‘Stock Market Correction…’ Finance Secretary Opens Up About Options & Trading, Capital Gain Tax

‘What is the problem if we increase 2.5 percent LTCG on shares?’ Asked Finance Secretary.

After 5 days of fall down, Equity market benchmark indices Sensex and Nifty rebounded in early trade on Friday after staying on the back foot for the past five straight sessions, helped by value buying at lower levels and rally in blue-chips Infosys, Tata Consultancy Services and Reliance Industries.

The 30-share BSE Sensex climbed 235.23 points to 80,275.03 in early trade. The NSE Nifty went up 86.6 points to 24,492.70.

On 25th July, After a sharp fall in intra-day trade, the 30-share BSE Sensex managed to recover some of the lost ground to settle 109.08 points or 0.14 percent lower at 80,039.80, as a sharp rally in Tata Motors and Larsen & Toubro restricted its fall. During the day, it tanked 671 points or 0.83 per cent to 79,477.83.

Amid concerns over the correction in the stock market due to the increase in capital gains tax on shares, Finance Secretary TV Somanathan on Thursday asserted that the fall in the stock market is not a cause of concern for the government.

Finance Secretary On Stock Market Correction

In an exclusive interview with ANI, Somanathan said, “I think these are temporary phenomena, and the stock market responds to various factors. Taxation being raised from 10 to 12.5 percent I don’t think is a major issue, and it’s not a source of concern.”

Domestic equity investors had expressed their disappointment over the change in LTCG (long-term capital gains) in the Union Budget, which has been raised to 12.5 percent from 10 percent, with immediate effect.
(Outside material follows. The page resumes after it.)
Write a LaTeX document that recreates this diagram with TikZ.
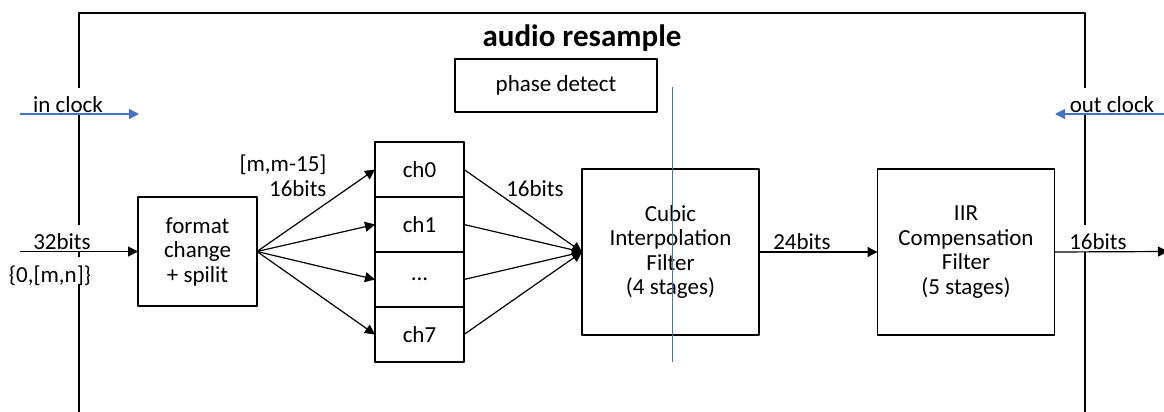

Apart from this short-term capital gains tax was also increased to 20 percent from 15 percent and the sharp increase in STT on futures and options trades, also added into the fears in the equity market.

He argued, “If a businessman is paying far more taxes if we compare to taxes in the stock market, then what is the problem if we increase 2.5 percent LTCG on shares? The Indian stock market is still one of the lowest taxed globally.”

Finance Secretary On Capital Gain Tax

For the benefit of the lower and middle-income classes, it was proposed to increase the limit of exemption of capital gains on certain listed financial assets from Rs 1 lakh to Rs 1.25 lakh per year.

Clarifying on the Lon Term Capital Gains on property of 12.5 percent without indexation, Somanathan explained that earlier it was 20 percent with indexation.

“Indexation means that the cost at which you bought the property could be adjusted for inflation, which was normally in the range of 4-5 percent per year. However, most properties appreciate at least 15 percent per annum.”

“Nobody buys a property to get the same rate as a fixed deposit, they buy property because the interest is more. It has been calculated that for most people, even after removing indexation, the new regime will be better because the tax rate has been drastically reduced from 20 to 12.5 percent without indexation,” he said.

Justifying the new LTCG regime, Somanathan said, “The increase from 10 percent to 12.5 percent for long-term rates on shares is not in isolation. It is done to simplify the entire tax system. Earlier, we had multiple rates and terms for different asset classes. We have tried to simplify it. Now, all long-term capital gains on all assets will be at 12.5 percent without indexation. The holding period will be one year for all listed assets and two years for all other assets. This simplified system will, in the long run, be very beneficial for taxpayers.”